* [REQUIRED TASK] Begin with the line that contains "What D3.js code" and end with the line that contains "['#e4dd2c', '#ef8fbe', '#7ec46e', '#f6be6c', '#6da0d5'];": copy that span of lines exactly, and nothing outside it.
--- PROVIDED DATA ---
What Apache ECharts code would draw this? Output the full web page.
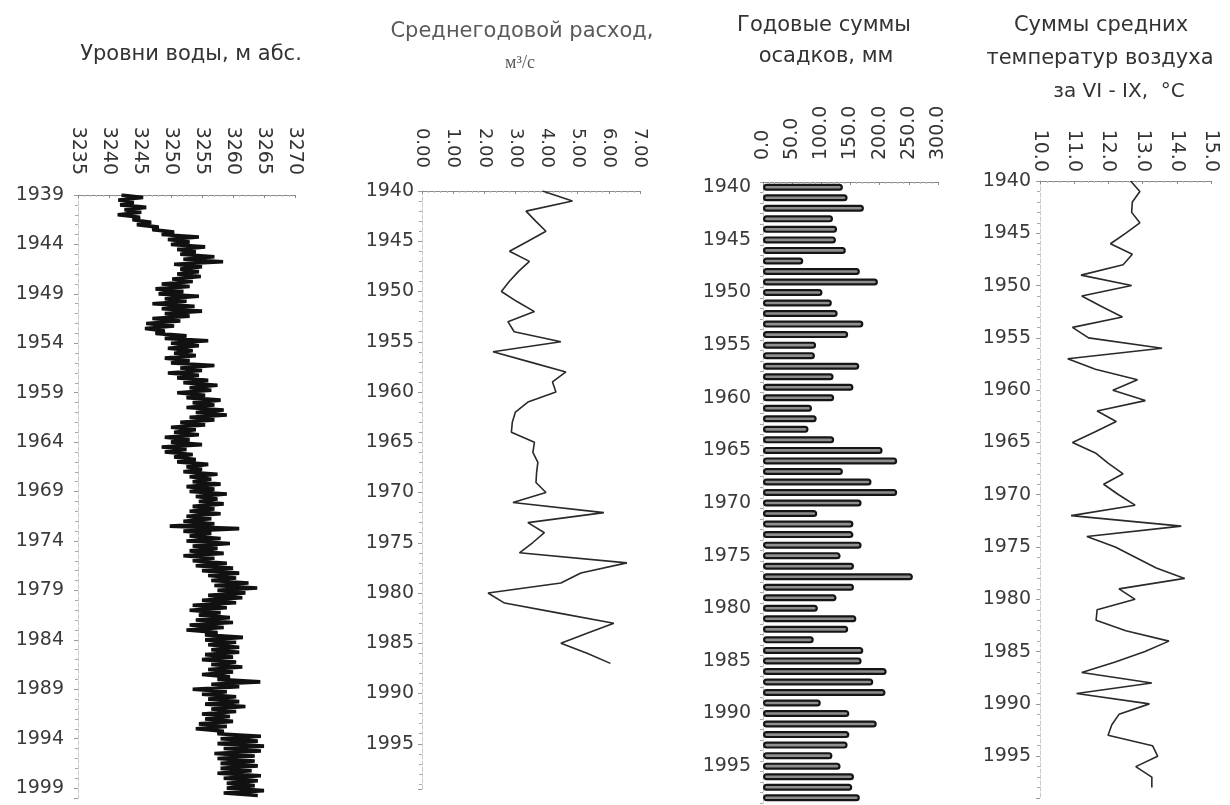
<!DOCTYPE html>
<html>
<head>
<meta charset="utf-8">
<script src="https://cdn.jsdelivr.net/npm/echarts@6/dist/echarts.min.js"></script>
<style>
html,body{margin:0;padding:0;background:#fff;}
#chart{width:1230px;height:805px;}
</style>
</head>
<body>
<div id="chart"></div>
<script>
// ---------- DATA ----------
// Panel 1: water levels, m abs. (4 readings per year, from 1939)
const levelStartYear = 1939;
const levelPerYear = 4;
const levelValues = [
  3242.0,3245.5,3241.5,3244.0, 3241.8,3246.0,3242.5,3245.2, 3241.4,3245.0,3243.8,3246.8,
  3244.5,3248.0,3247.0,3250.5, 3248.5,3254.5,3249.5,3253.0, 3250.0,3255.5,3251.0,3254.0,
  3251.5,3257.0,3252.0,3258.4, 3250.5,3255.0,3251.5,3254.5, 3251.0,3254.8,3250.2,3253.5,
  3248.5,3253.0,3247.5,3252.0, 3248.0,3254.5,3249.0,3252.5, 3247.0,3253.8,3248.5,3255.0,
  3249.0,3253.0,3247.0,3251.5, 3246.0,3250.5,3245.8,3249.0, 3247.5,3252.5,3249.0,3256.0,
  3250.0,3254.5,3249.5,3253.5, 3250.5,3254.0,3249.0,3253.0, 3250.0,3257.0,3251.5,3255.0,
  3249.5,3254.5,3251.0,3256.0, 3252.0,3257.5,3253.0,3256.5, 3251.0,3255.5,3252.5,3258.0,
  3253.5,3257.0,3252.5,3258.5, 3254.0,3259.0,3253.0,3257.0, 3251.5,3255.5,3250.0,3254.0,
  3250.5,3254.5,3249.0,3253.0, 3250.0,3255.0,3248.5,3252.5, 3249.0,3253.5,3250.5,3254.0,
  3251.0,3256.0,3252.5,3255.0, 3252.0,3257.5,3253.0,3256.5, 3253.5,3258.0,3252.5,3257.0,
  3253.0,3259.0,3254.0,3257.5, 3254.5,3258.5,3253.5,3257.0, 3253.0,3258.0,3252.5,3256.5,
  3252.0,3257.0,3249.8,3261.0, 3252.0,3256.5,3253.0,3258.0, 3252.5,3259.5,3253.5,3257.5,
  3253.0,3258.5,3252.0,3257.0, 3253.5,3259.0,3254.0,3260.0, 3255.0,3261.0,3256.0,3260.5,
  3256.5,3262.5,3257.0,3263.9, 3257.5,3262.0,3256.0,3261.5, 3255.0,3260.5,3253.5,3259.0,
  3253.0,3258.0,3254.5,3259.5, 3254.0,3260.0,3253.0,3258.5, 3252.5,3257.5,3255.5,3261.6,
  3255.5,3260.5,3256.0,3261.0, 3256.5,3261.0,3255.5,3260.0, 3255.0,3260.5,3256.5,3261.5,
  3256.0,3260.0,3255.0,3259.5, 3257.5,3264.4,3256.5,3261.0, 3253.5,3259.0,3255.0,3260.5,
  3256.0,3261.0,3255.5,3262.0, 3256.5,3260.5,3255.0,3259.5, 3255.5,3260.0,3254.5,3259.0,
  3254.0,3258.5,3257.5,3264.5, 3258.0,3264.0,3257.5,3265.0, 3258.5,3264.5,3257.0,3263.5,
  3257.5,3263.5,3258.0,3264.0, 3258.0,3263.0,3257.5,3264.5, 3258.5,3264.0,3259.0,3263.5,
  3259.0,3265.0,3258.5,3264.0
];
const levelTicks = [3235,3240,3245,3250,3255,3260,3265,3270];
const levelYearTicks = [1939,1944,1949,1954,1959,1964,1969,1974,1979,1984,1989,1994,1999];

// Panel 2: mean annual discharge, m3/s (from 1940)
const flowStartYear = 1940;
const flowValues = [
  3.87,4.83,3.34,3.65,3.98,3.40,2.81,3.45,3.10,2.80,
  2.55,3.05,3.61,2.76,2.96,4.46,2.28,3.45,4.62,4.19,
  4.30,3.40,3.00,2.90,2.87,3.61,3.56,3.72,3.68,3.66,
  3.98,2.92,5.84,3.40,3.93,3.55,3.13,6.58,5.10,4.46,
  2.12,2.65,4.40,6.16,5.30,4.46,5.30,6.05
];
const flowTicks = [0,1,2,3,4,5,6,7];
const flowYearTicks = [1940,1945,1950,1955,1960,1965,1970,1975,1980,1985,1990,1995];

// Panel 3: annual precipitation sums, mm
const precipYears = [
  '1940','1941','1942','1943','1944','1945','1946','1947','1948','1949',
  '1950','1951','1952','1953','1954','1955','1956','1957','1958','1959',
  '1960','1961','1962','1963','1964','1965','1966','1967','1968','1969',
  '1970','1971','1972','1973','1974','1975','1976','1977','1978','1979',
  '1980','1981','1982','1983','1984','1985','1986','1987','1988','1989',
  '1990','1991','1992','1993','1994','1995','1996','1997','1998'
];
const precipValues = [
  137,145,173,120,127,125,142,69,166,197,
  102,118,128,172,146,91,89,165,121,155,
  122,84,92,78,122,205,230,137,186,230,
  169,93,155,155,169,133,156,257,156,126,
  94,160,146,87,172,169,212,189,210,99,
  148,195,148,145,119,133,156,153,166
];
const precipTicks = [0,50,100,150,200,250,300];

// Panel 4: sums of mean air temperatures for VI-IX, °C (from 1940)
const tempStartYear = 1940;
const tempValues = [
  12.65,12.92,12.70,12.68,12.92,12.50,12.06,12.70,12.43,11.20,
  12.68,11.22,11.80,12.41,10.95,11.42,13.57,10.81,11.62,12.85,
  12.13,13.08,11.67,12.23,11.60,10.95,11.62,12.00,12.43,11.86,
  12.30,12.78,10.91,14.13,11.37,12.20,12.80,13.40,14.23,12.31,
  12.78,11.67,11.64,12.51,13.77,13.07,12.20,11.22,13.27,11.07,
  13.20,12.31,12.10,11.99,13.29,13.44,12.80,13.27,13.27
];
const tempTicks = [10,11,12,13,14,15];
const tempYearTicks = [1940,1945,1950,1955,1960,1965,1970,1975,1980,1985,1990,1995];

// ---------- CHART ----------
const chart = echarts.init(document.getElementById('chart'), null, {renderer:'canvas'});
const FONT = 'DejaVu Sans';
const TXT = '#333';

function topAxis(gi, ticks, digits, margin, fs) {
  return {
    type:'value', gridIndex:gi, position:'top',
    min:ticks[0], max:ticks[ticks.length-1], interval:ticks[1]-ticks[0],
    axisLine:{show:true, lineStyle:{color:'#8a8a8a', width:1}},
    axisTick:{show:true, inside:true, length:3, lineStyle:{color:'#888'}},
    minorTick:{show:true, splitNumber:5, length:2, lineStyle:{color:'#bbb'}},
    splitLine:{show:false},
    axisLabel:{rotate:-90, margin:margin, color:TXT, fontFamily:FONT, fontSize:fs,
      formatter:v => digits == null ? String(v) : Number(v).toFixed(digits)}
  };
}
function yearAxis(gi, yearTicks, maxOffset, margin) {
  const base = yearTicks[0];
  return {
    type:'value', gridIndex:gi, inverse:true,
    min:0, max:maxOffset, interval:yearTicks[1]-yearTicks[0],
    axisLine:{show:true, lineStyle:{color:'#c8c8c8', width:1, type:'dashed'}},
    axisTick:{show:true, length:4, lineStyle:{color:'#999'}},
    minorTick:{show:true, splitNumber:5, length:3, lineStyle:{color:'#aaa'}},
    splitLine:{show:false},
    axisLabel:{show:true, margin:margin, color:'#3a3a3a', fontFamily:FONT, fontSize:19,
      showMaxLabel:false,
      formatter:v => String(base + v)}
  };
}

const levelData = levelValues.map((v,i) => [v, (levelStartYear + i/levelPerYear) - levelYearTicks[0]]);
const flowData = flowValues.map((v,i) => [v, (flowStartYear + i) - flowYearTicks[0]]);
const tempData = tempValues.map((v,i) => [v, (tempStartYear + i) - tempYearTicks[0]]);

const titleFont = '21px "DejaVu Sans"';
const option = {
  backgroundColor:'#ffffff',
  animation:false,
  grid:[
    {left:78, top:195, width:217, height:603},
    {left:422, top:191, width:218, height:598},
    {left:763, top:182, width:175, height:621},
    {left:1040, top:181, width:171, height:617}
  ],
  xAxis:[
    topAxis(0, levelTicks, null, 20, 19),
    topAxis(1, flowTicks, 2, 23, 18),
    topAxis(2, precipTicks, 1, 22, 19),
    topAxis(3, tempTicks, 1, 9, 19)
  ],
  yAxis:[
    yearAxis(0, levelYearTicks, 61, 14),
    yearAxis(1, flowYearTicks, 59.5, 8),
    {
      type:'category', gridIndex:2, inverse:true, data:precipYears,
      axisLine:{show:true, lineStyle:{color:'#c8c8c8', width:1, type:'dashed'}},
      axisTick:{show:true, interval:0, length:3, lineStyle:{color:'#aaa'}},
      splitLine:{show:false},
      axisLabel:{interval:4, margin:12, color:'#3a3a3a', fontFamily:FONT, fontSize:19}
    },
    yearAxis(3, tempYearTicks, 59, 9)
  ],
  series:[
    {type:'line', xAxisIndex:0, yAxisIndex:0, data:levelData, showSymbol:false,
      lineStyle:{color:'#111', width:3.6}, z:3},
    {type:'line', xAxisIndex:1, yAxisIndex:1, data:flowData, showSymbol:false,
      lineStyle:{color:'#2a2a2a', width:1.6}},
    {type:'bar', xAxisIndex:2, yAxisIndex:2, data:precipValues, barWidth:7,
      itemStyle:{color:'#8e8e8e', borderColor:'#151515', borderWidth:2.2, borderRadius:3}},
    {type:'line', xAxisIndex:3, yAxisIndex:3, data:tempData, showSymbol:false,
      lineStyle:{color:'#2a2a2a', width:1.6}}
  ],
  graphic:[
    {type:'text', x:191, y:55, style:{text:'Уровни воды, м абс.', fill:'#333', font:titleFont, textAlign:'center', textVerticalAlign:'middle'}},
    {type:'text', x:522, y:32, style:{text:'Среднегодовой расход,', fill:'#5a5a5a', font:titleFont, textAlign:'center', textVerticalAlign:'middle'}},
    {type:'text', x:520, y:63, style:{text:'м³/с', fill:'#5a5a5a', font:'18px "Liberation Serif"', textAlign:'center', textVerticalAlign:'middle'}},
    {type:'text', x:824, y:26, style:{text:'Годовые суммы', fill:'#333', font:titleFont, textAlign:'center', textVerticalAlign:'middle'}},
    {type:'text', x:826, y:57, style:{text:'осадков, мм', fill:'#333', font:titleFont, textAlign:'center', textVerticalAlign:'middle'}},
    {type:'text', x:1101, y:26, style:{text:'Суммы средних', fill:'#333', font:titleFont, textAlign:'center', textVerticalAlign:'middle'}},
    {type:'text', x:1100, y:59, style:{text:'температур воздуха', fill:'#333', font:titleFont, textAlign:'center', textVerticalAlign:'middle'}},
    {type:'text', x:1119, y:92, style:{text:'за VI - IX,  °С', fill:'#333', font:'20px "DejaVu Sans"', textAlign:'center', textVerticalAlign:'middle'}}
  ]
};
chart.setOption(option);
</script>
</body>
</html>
---
--- PROVIDED DATA ---
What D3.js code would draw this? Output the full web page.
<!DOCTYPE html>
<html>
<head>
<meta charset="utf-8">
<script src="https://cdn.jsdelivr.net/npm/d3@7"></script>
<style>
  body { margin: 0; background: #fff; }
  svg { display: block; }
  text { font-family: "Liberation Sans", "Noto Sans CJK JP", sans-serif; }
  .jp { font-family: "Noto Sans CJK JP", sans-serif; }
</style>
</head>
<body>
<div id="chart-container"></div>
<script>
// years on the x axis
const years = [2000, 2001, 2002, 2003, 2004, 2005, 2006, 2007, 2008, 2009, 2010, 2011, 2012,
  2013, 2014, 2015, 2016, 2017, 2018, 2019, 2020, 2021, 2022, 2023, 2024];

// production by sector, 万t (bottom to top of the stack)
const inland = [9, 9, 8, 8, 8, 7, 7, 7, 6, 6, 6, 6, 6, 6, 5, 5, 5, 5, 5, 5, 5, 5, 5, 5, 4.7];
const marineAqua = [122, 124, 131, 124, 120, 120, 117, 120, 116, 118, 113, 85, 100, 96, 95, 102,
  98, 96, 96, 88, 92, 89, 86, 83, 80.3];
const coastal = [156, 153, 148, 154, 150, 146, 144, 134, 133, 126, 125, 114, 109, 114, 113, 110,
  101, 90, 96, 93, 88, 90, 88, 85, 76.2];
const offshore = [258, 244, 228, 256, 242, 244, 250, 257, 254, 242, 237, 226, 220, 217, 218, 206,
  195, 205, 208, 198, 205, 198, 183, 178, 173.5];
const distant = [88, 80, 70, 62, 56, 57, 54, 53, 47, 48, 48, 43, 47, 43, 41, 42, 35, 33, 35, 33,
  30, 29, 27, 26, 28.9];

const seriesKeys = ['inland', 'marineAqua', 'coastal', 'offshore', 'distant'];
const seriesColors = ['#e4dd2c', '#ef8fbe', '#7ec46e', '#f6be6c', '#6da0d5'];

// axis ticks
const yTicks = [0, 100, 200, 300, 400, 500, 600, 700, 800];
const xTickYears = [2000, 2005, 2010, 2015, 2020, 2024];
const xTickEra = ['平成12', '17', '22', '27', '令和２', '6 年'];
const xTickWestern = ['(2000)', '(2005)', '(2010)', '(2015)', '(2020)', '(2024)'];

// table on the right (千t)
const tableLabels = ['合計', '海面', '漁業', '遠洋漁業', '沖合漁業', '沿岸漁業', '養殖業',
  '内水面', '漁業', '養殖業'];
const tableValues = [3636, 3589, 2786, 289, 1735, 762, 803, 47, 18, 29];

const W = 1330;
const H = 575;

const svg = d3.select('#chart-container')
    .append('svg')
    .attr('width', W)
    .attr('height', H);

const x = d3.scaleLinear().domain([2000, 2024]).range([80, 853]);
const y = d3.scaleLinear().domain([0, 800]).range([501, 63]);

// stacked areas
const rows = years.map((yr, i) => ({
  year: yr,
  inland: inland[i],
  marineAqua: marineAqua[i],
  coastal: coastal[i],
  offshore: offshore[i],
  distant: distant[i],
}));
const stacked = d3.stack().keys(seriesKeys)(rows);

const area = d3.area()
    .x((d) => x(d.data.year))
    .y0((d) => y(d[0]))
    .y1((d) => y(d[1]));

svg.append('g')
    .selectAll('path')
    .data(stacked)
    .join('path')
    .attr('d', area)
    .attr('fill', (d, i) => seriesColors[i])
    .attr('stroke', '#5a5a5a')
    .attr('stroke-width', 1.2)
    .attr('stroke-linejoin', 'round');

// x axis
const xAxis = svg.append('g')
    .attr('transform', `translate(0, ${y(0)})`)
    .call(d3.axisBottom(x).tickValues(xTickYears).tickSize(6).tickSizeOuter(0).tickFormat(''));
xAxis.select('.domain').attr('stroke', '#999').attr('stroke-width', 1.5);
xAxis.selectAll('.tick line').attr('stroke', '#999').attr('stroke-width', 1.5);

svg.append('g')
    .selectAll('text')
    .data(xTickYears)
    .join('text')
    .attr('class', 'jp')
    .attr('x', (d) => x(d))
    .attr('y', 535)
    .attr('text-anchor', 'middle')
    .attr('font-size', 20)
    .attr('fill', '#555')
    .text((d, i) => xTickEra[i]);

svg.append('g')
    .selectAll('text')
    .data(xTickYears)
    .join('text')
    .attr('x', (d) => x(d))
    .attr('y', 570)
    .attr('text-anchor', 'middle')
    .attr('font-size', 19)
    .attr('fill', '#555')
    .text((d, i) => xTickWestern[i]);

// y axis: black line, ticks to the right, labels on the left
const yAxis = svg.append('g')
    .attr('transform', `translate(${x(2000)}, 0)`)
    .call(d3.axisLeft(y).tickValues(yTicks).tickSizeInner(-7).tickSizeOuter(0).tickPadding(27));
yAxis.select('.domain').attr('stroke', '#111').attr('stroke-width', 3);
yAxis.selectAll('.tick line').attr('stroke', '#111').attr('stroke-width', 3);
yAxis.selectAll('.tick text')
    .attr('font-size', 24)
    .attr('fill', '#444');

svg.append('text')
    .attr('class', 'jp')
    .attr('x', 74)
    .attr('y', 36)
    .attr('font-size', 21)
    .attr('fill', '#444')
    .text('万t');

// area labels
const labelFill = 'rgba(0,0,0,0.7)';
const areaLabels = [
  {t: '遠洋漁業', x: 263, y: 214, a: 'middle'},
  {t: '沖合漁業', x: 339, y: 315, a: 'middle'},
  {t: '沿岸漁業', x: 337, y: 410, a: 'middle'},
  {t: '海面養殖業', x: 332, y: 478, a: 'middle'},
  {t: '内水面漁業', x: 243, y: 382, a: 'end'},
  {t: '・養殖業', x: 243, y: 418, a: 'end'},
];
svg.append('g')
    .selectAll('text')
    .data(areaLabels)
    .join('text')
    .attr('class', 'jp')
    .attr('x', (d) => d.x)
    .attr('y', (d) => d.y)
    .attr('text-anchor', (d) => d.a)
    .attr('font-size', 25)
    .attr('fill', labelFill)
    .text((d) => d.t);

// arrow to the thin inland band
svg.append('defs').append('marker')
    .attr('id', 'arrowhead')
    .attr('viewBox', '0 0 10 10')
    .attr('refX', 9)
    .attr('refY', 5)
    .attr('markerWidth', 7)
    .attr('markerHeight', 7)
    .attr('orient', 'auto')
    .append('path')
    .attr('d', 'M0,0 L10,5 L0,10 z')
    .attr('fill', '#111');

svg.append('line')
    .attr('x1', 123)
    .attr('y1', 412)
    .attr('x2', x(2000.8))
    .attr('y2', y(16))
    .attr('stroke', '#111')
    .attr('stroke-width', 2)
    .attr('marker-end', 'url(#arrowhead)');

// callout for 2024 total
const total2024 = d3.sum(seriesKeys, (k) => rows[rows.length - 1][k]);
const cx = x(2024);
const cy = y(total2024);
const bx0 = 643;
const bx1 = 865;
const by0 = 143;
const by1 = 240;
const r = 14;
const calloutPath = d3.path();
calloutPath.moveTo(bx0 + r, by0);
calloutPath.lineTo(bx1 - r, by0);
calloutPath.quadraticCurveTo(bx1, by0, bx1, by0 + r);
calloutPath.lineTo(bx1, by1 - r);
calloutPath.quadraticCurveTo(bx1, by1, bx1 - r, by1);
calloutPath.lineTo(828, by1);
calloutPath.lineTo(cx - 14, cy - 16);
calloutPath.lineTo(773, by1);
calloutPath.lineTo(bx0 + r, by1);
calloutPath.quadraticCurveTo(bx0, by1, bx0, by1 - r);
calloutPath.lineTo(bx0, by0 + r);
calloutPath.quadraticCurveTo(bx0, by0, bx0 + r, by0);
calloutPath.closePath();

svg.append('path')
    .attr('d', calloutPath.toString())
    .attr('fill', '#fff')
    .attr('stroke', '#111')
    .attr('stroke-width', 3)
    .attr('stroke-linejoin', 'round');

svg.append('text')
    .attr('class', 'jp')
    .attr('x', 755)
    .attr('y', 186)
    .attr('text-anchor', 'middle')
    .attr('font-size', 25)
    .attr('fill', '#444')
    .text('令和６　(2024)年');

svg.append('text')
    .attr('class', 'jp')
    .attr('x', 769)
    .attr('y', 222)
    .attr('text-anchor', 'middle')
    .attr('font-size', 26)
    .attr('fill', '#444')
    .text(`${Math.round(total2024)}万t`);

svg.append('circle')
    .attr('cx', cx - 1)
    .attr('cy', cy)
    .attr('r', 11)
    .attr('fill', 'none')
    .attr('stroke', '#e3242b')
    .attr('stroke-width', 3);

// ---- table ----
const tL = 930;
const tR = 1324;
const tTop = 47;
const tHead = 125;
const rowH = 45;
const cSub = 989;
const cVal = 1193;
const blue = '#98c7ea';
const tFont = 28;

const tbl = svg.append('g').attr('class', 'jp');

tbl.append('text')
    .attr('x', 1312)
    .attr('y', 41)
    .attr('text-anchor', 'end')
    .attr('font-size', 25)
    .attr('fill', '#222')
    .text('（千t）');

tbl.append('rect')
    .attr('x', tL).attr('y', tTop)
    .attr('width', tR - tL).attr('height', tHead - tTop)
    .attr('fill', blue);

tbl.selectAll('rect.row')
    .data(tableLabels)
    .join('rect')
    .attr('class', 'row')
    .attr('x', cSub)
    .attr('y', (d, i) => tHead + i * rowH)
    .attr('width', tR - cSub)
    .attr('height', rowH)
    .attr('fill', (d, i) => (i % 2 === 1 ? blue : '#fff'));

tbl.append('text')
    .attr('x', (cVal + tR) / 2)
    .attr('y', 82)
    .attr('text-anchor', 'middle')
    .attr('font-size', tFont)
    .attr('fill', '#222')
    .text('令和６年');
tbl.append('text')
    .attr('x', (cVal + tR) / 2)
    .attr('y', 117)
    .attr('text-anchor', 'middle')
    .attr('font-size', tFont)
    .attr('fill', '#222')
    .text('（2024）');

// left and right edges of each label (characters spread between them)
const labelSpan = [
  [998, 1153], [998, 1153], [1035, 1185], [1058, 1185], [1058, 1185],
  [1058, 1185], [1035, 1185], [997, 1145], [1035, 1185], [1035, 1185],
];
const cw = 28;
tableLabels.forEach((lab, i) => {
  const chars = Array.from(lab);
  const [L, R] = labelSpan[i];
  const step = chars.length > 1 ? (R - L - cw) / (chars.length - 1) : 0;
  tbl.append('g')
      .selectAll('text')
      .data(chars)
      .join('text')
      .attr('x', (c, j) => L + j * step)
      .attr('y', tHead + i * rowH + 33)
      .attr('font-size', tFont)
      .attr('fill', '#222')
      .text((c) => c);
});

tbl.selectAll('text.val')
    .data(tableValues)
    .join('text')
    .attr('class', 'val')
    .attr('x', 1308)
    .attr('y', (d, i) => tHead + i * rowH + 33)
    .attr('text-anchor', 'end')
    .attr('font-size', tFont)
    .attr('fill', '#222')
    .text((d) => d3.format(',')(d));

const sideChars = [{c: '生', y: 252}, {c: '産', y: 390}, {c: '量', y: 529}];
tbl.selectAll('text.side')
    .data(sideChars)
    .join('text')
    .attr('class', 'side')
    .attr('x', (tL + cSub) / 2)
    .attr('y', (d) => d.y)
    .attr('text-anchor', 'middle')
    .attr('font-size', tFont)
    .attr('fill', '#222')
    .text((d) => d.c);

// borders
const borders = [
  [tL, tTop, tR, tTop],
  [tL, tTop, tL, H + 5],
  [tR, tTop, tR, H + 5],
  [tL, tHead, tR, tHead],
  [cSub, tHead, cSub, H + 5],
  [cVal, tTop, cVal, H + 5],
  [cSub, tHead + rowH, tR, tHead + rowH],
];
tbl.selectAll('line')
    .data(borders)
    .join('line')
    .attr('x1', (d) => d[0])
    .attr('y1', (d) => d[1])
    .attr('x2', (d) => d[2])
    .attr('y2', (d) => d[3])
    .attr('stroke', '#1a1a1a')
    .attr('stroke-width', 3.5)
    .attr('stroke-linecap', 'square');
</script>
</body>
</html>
---
* [WORKED ANSWER]
What D3.js code would draw this? Output the full web page.
<!DOCTYPE html>
<html>
<head>
<meta charset="utf-8">
<script src="https://cdn.jsdelivr.net/npm/d3@7"></script>
<style>
  body { margin: 0; background: #fff; }
  svg { display: block; }
  text { font-family: "Liberation Sans", "Noto Sans CJK JP", sans-serif; }
  .jp { font-family: "Noto Sans CJK JP", sans-serif; }
</style>
</head>
<body>
<div id="chart-container"></div>
<script>
// years on the x axis
const years = [2000, 2001, 2002, 2003, 2004, 2005, 2006, 2007, 2008, 2009, 2010, 2011, 2012,
  2013, 2014, 2015, 2016, 2017, 2018, 2019, 2020, 2021, 2022, 2023, 2024];

// production by sector, 万t (bottom to top of the stack)
const inland = [9, 9, 8, 8, 8, 7, 7, 7, 6, 6, 6, 6, 6, 6, 5, 5, 5, 5, 5, 5, 5, 5, 5, 5, 4.7];
const marineAqua = [122, 124, 131, 124, 120, 120, 117, 120, 116, 118, 113, 85, 100, 96, 95, 102,
  98, 96, 96, 88, 92, 89, 86, 83, 80.3];
const coastal = [156, 153, 148, 154, 150, 146, 144, 134, 133, 126, 125, 114, 109, 114, 113, 110,
  101, 90, 96, 93, 88, 90, 88, 85, 76.2];
const offshore = [258, 244, 228, 256, 242, 244, 250, 257, 254, 242, 237, 226, 220, 217, 218, 206,
  195, 205, 208, 198, 205, 198, 183, 178, 173.5];
const distant = [88, 80, 70, 62, 56, 57, 54, 53, 47, 48, 48, 43, 47, 43, 41, 42, 35, 33, 35, 33,
  30, 29, 27, 26, 28.9];

const seriesKeys = ['inland', 'marineAqua', 'coastal', 'offshore', 'distant'];
const seriesColors = ['#e4dd2c', '#ef8fbe', '#7ec46e', '#f6be6c', '#6da0d5'];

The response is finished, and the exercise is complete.